Prometheus: scale on any PromQL query
The Prometheus scaler lets you scale on anything Prometheus can measure: HTTP request rate, p95 latency, custom business metrics, queue depth exposed via exporters.
triggers:
- type: prometheus
metadata:
serverAddress: http://prometheus-operated.monitoring.svc:9090
query: sum(rate(http_requests_total{deployment="api-gateway"}[2m]))
threshold: "100" # 1 replica per 100 req/s
activationThreshold: "5" # activate from zero above 5 req/s
ignoreNullValues: "true" # don't error on empty Prometheus response
The query must return a single scalar or a single-element vector. Multi-element results cause the scaler to error. Test your PromQL in the Prometheus UI first.

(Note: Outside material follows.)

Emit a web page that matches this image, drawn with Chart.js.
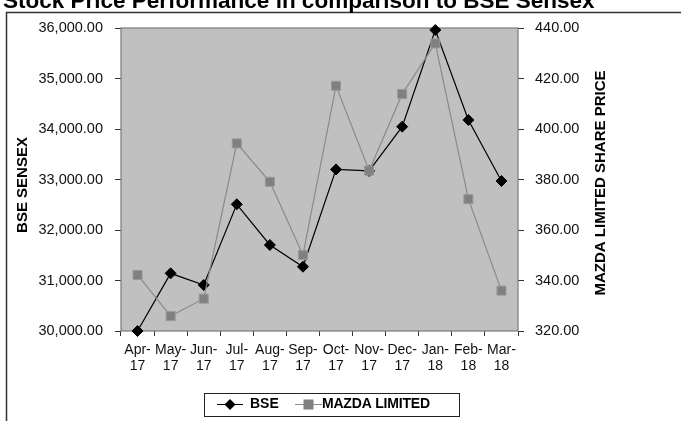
<!DOCTYPE html>
<html>
<head>
<meta charset="utf-8">
<title>Stock Price Performance</title>
<script src="https://cdn.jsdelivr.net/npm/chart.js"></script>
<style>
  html, body { margin: 0; padding: 0; background: #fff; overflow: hidden; }
  #wrap { position: relative; width: 681px; height: 421px; }
</style>
</head>
<body>
<div id="wrap"><canvas id="stockChart" width="681" height="421"></canvas></div>
<script>
    const chartTitle = 'Stock Price Performance in comparison to BSE Sensex';
    const months = [
        ['Apr-', '17'], ['May-', '17'], ['Jun-', '17'], ['Jul-', '17'],
        ['Aug-', '17'], ['Sep-', '17'], ['Oct-', '17'], ['Nov-', '17'],
        ['Dec-', '17'], ['Jan-', '18'], ['Feb-', '18'], ['Mar-', '18']
    ];
    const bseValues = [30000, 31142, 30911, 32509, 31703, 31273, 33200, 33170, 34046, 35960, 34178, 32970];
    const mazdaValues = [342.2, 325.9, 332.8, 394.3, 379.1, 350.1, 417.1, 383.5, 413.9, 433.9, 372.2, 336.0];
    const bseTicks = [30000, 31000, 32000, 33000, 34000, 35000, 36000];
    const mazdaTicks = [320, 340, 360, 380, 400, 420, 440];
    const leftTitle = 'BSE SENSEX';
    const rightTitle = 'MAZDA LIMITED SHARE PRICE';

    const FONT = 'Arial, "Liberation Sans", sans-serif';

    function setTicks(values) {
        return function (scale) {
            scale.ticks = values.map(v => ({ value: v }));
        };
    }

    // frame, title, plot background, axis titles and legend
    const decorPlugin = {
        id: 'decor',
        beforeDraw(chart) {
            const ctx = chart.ctx;
            const a = chart.chartArea;
            ctx.save();
            ctx.fillStyle = '#fff';
            ctx.fillRect(0, 0, chart.width, chart.height);
            ctx.strokeStyle = '#333';
            ctx.lineWidth = 1.5;
            ctx.strokeRect(6.5, 12.5, 760, 500);
            ctx.fillStyle = '#000';
            ctx.font = 'bold 22.5px ' + FONT;
            ctx.textBaseline = 'alphabetic';
            ctx.textAlign = 'left';
            ctx.fillText(chartTitle, 3, 8);
            ctx.fillStyle = '#c0c0c0';
            ctx.fillRect(a.left, a.top, a.right - a.left, a.bottom - a.top);
            ctx.restore();
        },
        beforeDatasetsDraw(chart) {
            const ctx = chart.ctx;
            const a = chart.chartArea;
            ctx.save();
            ctx.strokeStyle = '#7a7a7a';
            ctx.lineWidth = 1.2;
            ctx.strokeRect(a.left, a.top, a.right - a.left, a.bottom - a.top);
            ctx.restore();
        },
        afterDraw(chart) {
            const ctx = chart.ctx;
            ctx.save();
            ctx.fillStyle = '#000';
            ctx.font = 'bold 15px ' + FONT;
            ctx.textAlign = 'center';
            ctx.textBaseline = 'middle';
            ctx.translate(22.5, 185);
            ctx.rotate(-Math.PI / 2);
            ctx.fillText(leftTitle, 0, 0);
            ctx.restore();

            ctx.save();
            ctx.fillStyle = '#000';
            ctx.font = 'bold 15px ' + FONT;
            ctx.textAlign = 'center';
            ctx.textBaseline = 'middle';
            ctx.translate(600.5, 183);
            ctx.rotate(-Math.PI / 2);
            ctx.fillText(rightTitle, 0, 0);
            ctx.restore();

            // legend
            ctx.save();
            ctx.fillStyle = '#fff';
            ctx.fillRect(204, 393, 255, 23);
            ctx.strokeStyle = '#222';
            ctx.lineWidth = 1;
            ctx.strokeRect(204.5, 393.5, 255, 23);
            const ly = 404.5;
            ctx.strokeStyle = '#000';
            ctx.beginPath();
            ctx.moveTo(217, ly); ctx.lineTo(243, ly);
            ctx.stroke();
            ctx.fillStyle = '#000';
            ctx.beginPath();
            ctx.moveTo(230, ly - 5.5); ctx.lineTo(235.5, ly);
            ctx.lineTo(230, ly + 5.5); ctx.lineTo(224.5, ly);
            ctx.closePath();
            ctx.fill();
            ctx.strokeStyle = '#8a8a8a';
            ctx.beginPath();
            ctx.moveTo(295, ly); ctx.lineTo(322, ly);
            ctx.stroke();
            ctx.fillStyle = '#808080';
            ctx.fillRect(303.5, ly - 5, 10, 10);
            ctx.fillStyle = '#000';
            ctx.font = 'bold 14px ' + FONT;
            ctx.textAlign = 'left';
            ctx.textBaseline = 'middle';
            ctx.fillText('BSE', 250, ly);
            ctx.letterSpacing = '-0.2px';
            ctx.fillText('MAZDA LIMITED', 322, ly);
            ctx.restore();
        }
    };

    new Chart(document.getElementById('stockChart').getContext('2d'), {
        type: 'line',
        data: {
            labels: months,
            datasets: [
                {
                    label: 'BSE',
                    data: bseValues,
                    yAxisID: 'yBse',
                    borderColor: '#000',
                    borderWidth: 1.2,
                    pointStyle: 'rectRot',
                    pointRadius: 5.5,
                    pointBackgroundColor: '#000',
                    pointBorderColor: '#000',
                    pointBorderWidth: 1,
                    tension: 0,
                    clip: false,
                    order: 2
                },
                {
                    label: 'MAZDA LIMITED',
                    data: mazdaValues,
                    yAxisID: 'yMazda',
                    borderColor: '#8a8a8a',
                    borderWidth: 1.2,
                    pointStyle: 'rect',
                    pointRadius: 6.4,
                    pointBackgroundColor: '#808080',
                    pointBorderColor: '#999',
                    pointBorderWidth: 1,
                    tension: 0,
                    clip: false,
                    order: 1
                }
            ]
        },
        options: {
            responsive: false,
            animation: false,
            layout: { padding: { top: 28, bottom: 0, left: 0, right: 0 } },
            plugins: {
                legend: { display: false },
                tooltip: { enabled: false }
            },
            scales: {
                x: {
                    offset: true,
                    afterFit(scale) { scale.height = 90; },
                    border: { display: false },
                    grid: {
                        offset: true,
                        drawOnChartArea: false,
                        drawTicks: true,
                        tickLength: 5,
                        color: '#333'
                    },
                    ticks: {
                        autoSkip: false,
                        maxRotation: 0,
                        minRotation: 0,
                        padding: 6,
                        color: '#111',
                        font: { family: FONT, size: 14, lineHeight: '16px' }
                    }
                },
                yBse: {
                    position: 'left',
                    min: bseTicks[0],
                    max: bseTicks[bseTicks.length - 1],
                    afterBuildTicks: setTicks(bseTicks),
                    afterFit(scale) { scale.width = 121; },
                    border: { display: false },
                    grid: {
                        drawOnChartArea: false,
                        drawTicks: true,
                        tickLength: 6,
                        color: '#333'
                    },
                    ticks: {
                        padding: 12,
                        color: '#111',
                        font: { family: FONT, size: 14.5 },
                        callback: v => v.toLocaleString('en-US', { minimumFractionDigits: 2, maximumFractionDigits: 2 })
                    }
                },
                yMazda: {
                    position: 'right',
                    min: mazdaTicks[0],
                    max: mazdaTicks[mazdaTicks.length - 1],
                    afterBuildTicks: setTicks(mazdaTicks),
                    afterFit(scale) { scale.width = 163; },
                    border: { display: false },
                    grid: {
                        drawOnChartArea: false,
                        drawTicks: true,
                        tickLength: 6,
                        color: '#333'
                    },
                    ticks: {
                        padding: 11,
                        color: '#111',
                        font: { family: FONT, size: 14.5 },
                        callback: v => v.toFixed(2)
                    }
                }
            }
        },
        plugins: [decorPlugin]
    });
</script>
</body>
</html>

Cron: guaranteed capacity during scheduled windows
The Cron scaler sets a replica floor during a time window. It pairs well with event scalers: Cron guarantees a warm baseline during business hours while Kafka or Prometheus handle burst scaling on top.
triggers:
- type: cron
metadata:
timezone: Europe/Amsterdam
start: "0 8 * * 1-5" # weekdays 08:00
end: "0 18 * * 1-5" # weekdays 18:00
desiredReplicas: "5" # floor of 5 during business hours
- type: kafka
metadata:
bootstrapServers: kafka:9092
consumerGroup: order-consumer-group
topic: orders
lagThreshold: "50"
During business hours, KEDA ensures at least 5 replicas. Kafka lag can push beyond 5. Outside the Cron window, the Kafka scaler governs alone, including scaling to zero when the topic is idle.
Scale to zero
This is the feature that most clearly separates KEDA from plain HPA. The mechanism works in two phases.

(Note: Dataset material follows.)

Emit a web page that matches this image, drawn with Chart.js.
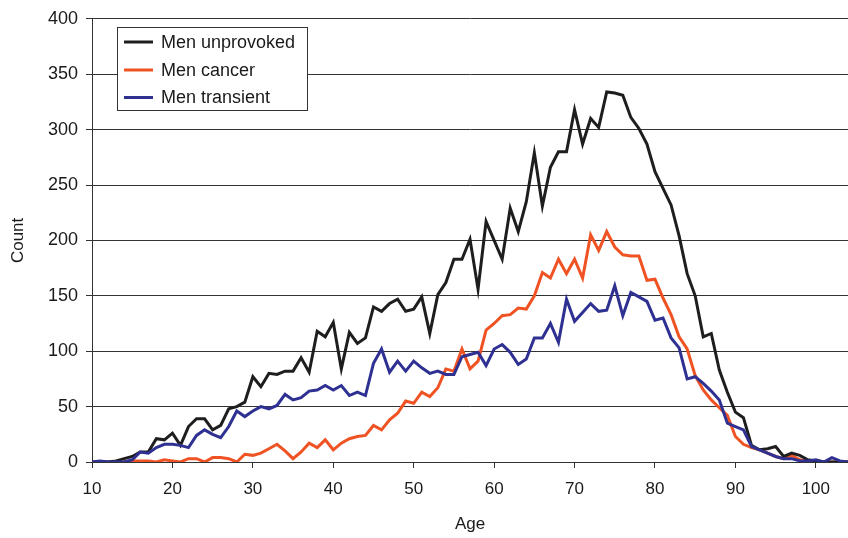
<!DOCTYPE html>
<html>
<head>
<meta charset="utf-8">
<script src="https://cdn.jsdelivr.net/npm/chart.js@4.4.1/dist/chart.umd.min.js"></script>
<style>
  html, body { margin: 0; padding: 0; background: #ffffff; }
  #wrap { width: 848px; height: 538px; position: relative; }
</style>
</head>
<body>
<div id="wrap"><canvas id="c" width="848" height="538"></canvas></div>
<script>
// Ages 10..104
const ages = [];
for (let a = 10; a <= 104; a++) ages.push(a);

const seriesNames = ['Men unprovoked', 'Men cancer', 'Men transient'];

const menUnprovoked = [
  0, 0, 0, 1, 3, 5, 9, 9, 21, 20,
  26, 15, 32, 39, 39, 29, 33, 48, 50, 54,
  77, 68, 80, 79, 82, 82, 94, 81, 118, 113,
  126, 84, 117, 107, 112, 140, 136, 143, 147, 136,
  138, 149, 116, 151, 162, 183, 183, 201, 156, 217,
  200, 183, 229, 208, 235, 279, 231, 266, 280, 280,
  318, 287, 310, 302, 334, 333, 331, 311, 301, 287,
  262, 247, 232, 204, 170, 150, 113, 116, 83, 63,
  45, 40, 15, 11, 12, 14, 5, 8, 6, 2,
  1, 0, 0, 0, 0
];

const menCancer = [
  0, 0, 0, 0, 0, 1, 1, 1, 0, 2,
  1, 0, 3, 3, 0, 4, 4, 3, 0, 7,
  6, 8, 12, 16, 10, 3, 9, 17, 13, 20,
  11, 17, 21, 23, 24, 33, 29, 38, 44, 55,
  53, 63, 59, 67, 84, 82, 102, 84, 91, 119,
  125, 132, 133, 139, 138, 150, 171, 166, 183, 170,
  183, 166, 205, 191, 208, 194, 187, 186, 186, 164,
  165, 148, 133, 113, 102, 78, 65, 56, 49, 42,
  23, 16, 13, 11, 8, 5, 3, 6, 2, 0,
  1, 0, 0, 0, 0
];

const menTransient = [
  0, 1, 0, 0, 0, 2, 9, 8, 13, 16,
  16, 15, 13, 24, 29, 25, 22, 32, 46, 41,
  46, 50, 48, 51, 61, 56, 58, 64, 65, 69,
  65, 69, 60, 63, 60, 89, 102, 81, 91, 82,
  91, 85, 80, 82, 79, 79, 95, 97, 99, 87,
  102, 106, 99, 88, 93, 112, 112, 125, 108, 147,
  127, 135, 143, 136, 137, 159, 132, 153, 149, 145,
  128, 130, 112, 103, 75, 77, 71, 64, 56, 35,
  32, 29, 14, 11, 8, 5, 3, 3, 1, 1,
  2, 0, 4, 1, 0
];

const xTickValues = [10, 20, 30, 40, 50, 60, 70, 80, 90, 100];
const yTickValues = [0, 50, 100, 150, 200, 250, 300, 350, 400];

const colors = ['#1e1e1e', '#f05323', '#2e3192'];
const FONT = "'Liberation Sans', Arial, Helvetica, sans-serif";
const AXIS = '#333333';

function toPoints(vals) { return ages.map((a, i) => ({ x: a, y: vals[i] })); }

const legendPlugin = {
  id: 'boxLegend',
  afterDatasetsDraw(chart) {
    const ctx = chart.ctx;
    ctx.save();
    const bx = 117.5, by = 27.5, bw = 190, bh = 83;
    ctx.fillStyle = '#ffffff';
    ctx.fillRect(bx, by, bw, bh);
    ctx.strokeStyle = AXIS;
    ctx.lineWidth = 1;
    ctx.strokeRect(bx, by, bw, bh);
    const rows = [42, 70, 97.5];
    ctx.font = '18px ' + FONT;
    ctx.textBaseline = 'middle';
    ctx.textAlign = 'left';
    seriesNames.forEach((name, i) => {
      ctx.strokeStyle = colors[i];
      ctx.lineWidth = 3;
      ctx.beginPath();
      ctx.moveTo(124, rows[i]);
      ctx.lineTo(153, rows[i]);
      ctx.stroke();
      ctx.fillStyle = '#1a1a1a';
      ctx.fillText(name, 161, rows[i] + 1);
    });
    ctx.restore();
  }
};

new Chart(document.getElementById('c'), {
  type: 'line',
  data: {
    datasets: [
      { label: seriesNames[0], data: toPoints(menUnprovoked), borderColor: colors[0], order: 1 },
      { label: seriesNames[1], data: toPoints(menCancer), borderColor: colors[1], order: 2 },
      { label: seriesNames[2], data: toPoints(menTransient), borderColor: colors[2], order: 0 }
    ]
  },
  options: {
    responsive: false,
    animation: false,
    devicePixelRatio: 1,
    layout: { padding: { top: 16, right: 0, left: 0, bottom: 0 } },
    elements: {
      point: { radius: 0 },
      line: { borderWidth: 3, tension: 0, fill: false, borderJoinStyle: 'miter', borderCapStyle: 'butt' }
    },
    plugins: { legend: { display: false }, tooltip: { enabled: false } },
    scales: {
      x: {
        type: 'linear',
        min: 10,
        max: 104,
        afterBuildTicks: (s) => { s.ticks = xTickValues.map(v => ({ value: v })); },
        afterFit: (s) => { s.height = 76; },
        grid: { drawOnChartArea: false, drawTicks: true, tickLength: 6, color: AXIS, lineWidth: 1 },
        border: { display: true, color: AXIS, width: 1 },
        ticks: { font: { family: FONT, size: 17 }, color: '#1a1a1a', padding: 11, maxRotation: 0, autoSkip: false },
        title: { display: true, text: 'Age', font: { family: FONT, size: 17 }, color: '#1a1a1a', padding: { top: 0, bottom: 3 } }
      },
      y: {
        min: 0,
        max: 400,
        afterBuildTicks: (s) => { s.ticks = yTickValues.map(v => ({ value: v })); },
        afterFit: (s) => { s.width = 92; },
        grid: { drawOnChartArea: true, drawTicks: true, tickLength: 6, color: AXIS, lineWidth: 1 },
        border: { display: true, color: AXIS, width: 1 },
        ticks: { font: { family: FONT, size: 18 }, color: '#1a1a1a', padding: 8 },
        title: { display: true, text: 'Count', font: { family: FONT, size: 17 }, color: '#1a1a1a', padding: { top: 8, bottom: 0 } }
      }
    }
  },
  plugins: [legendPlugin]
});
</script>
</body>
</html>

Activation (0 to 1). When minReplicaCount: 0 and current replicas are 0, the KEDA operator (not the HPA) polls the event source every pollingInterval seconds and calls IsActive(). When the metric value strictly exceeds activationThreshold, the operator sets the Deployment to 1 replica. The HPA takes over from there.
Deactivation (1 to 0). When all triggers report inactive (metric at or below threshold), the operator starts the cooldownPeriod countdown. After cooldownPeriod seconds of sustained inactivity, KEDA sets replicas to 0 directly, bypassing HPA (which cannot go below minReplicas: 1).

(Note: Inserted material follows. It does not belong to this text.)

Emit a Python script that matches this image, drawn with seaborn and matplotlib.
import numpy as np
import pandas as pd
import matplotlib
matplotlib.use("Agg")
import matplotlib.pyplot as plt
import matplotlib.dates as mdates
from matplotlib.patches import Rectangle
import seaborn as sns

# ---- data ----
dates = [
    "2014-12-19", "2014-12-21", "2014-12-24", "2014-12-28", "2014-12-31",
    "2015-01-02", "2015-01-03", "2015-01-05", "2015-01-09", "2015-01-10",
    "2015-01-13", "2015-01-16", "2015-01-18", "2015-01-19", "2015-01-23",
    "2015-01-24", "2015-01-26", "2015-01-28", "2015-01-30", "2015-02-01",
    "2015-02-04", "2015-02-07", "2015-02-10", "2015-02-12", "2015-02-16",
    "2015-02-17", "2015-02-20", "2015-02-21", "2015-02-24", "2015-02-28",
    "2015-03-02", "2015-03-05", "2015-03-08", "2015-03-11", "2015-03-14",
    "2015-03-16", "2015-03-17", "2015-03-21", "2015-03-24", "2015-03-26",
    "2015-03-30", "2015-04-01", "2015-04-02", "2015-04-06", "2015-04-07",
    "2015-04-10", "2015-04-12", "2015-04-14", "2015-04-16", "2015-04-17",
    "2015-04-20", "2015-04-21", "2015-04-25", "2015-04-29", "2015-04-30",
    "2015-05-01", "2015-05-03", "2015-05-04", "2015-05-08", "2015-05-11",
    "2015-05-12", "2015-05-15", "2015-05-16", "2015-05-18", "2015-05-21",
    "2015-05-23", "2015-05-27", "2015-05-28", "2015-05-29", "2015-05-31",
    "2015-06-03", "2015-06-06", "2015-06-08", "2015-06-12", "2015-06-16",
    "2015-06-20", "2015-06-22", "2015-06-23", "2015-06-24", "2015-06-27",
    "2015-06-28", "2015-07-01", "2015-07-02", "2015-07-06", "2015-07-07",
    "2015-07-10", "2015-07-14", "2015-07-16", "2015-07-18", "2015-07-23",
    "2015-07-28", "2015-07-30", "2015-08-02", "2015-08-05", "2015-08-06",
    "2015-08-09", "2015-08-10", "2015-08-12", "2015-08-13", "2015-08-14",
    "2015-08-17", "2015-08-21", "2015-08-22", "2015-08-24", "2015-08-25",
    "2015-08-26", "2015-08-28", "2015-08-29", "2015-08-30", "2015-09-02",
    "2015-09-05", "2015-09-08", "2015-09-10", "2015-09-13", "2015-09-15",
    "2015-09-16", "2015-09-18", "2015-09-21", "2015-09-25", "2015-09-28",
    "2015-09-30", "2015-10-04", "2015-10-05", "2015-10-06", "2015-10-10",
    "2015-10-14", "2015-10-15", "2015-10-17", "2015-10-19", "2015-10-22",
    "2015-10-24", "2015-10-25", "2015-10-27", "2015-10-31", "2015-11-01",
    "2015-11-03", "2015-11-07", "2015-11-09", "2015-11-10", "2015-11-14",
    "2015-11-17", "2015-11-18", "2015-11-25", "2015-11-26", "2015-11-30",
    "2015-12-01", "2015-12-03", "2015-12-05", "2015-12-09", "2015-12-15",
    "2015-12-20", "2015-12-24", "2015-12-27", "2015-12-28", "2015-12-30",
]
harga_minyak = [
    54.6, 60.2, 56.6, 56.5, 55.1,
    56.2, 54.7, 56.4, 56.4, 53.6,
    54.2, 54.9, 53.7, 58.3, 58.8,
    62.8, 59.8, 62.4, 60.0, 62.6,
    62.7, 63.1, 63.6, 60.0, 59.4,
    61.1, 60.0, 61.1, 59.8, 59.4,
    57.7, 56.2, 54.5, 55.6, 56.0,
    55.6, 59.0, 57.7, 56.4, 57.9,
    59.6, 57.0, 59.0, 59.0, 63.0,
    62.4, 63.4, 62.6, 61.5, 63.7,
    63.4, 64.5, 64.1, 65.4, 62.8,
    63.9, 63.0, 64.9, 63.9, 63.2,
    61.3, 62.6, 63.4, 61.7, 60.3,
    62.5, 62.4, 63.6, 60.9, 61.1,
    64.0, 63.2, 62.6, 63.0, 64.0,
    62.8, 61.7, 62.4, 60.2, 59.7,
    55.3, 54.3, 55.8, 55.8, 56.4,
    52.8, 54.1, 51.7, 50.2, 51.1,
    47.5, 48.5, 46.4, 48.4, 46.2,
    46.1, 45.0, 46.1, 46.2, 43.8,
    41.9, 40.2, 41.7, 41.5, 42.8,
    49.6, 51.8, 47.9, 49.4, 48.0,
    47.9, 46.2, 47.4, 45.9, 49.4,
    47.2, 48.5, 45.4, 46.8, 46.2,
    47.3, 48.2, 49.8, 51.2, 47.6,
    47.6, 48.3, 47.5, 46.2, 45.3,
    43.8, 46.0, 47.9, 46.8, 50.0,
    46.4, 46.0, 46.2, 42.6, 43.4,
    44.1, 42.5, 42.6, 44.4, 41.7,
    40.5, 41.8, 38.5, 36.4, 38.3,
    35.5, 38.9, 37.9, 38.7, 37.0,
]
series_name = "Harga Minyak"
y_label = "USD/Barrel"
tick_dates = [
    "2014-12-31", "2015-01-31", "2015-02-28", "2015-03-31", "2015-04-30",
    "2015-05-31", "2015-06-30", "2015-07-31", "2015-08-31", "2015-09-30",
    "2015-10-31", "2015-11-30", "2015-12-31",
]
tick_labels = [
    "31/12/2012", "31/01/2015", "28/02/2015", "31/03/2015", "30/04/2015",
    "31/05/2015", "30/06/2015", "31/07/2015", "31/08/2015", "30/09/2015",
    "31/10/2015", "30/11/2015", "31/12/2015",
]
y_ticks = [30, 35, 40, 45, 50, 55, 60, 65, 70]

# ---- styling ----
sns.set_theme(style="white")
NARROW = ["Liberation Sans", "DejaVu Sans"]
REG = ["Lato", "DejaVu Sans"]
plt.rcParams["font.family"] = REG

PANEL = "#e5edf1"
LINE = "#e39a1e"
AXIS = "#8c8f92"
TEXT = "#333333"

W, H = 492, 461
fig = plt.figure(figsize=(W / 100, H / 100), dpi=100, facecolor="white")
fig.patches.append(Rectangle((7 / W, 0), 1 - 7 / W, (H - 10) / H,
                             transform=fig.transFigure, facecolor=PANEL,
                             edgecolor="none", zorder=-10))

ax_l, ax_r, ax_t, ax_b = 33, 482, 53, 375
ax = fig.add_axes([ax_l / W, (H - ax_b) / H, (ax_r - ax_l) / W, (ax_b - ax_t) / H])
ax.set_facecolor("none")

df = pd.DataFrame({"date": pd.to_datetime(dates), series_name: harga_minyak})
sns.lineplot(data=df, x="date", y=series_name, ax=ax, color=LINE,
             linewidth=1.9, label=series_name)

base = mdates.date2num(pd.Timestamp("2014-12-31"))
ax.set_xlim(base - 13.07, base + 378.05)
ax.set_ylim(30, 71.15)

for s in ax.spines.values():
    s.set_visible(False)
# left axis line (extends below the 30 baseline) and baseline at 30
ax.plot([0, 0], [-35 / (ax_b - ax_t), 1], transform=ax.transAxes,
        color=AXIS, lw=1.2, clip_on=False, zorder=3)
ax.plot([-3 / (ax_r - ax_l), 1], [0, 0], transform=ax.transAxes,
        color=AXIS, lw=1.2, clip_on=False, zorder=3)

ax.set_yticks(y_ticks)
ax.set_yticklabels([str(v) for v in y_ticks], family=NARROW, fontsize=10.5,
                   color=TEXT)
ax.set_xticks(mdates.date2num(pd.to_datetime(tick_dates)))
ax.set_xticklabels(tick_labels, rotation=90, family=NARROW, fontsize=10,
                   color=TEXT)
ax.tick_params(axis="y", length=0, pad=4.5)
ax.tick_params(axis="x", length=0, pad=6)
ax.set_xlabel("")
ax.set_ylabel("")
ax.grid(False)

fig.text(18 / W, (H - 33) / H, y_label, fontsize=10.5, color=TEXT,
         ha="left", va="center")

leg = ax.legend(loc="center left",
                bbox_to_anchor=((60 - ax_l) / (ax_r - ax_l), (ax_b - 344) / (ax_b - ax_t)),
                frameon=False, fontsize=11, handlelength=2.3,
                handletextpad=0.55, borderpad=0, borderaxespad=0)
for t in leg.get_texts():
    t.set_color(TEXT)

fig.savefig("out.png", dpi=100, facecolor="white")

A critical gotcha: activationThreshold has priority over threshold. If you set activationThreshold: 50 and threshold: 10, and 40 messages are in the queue, the scaler stays inactive. The workload will not activate even though the HPA math would call for 4 replicas. This is intentional. It lets you prevent cold-starts on transient spikes. But it bites hard if you set it without understanding this precedence.
Cold-start cost. Pods activated from zero must start up before they can process events. For workloads where cold-start latency is unacceptable, set minReplicaCount: 1 to always keep one warm replica. You lose the cost savings of true zero, but you avoid the startup penalty.
How KEDA and HPA interact
KEDA does not replace HPA. It creates and feeds one.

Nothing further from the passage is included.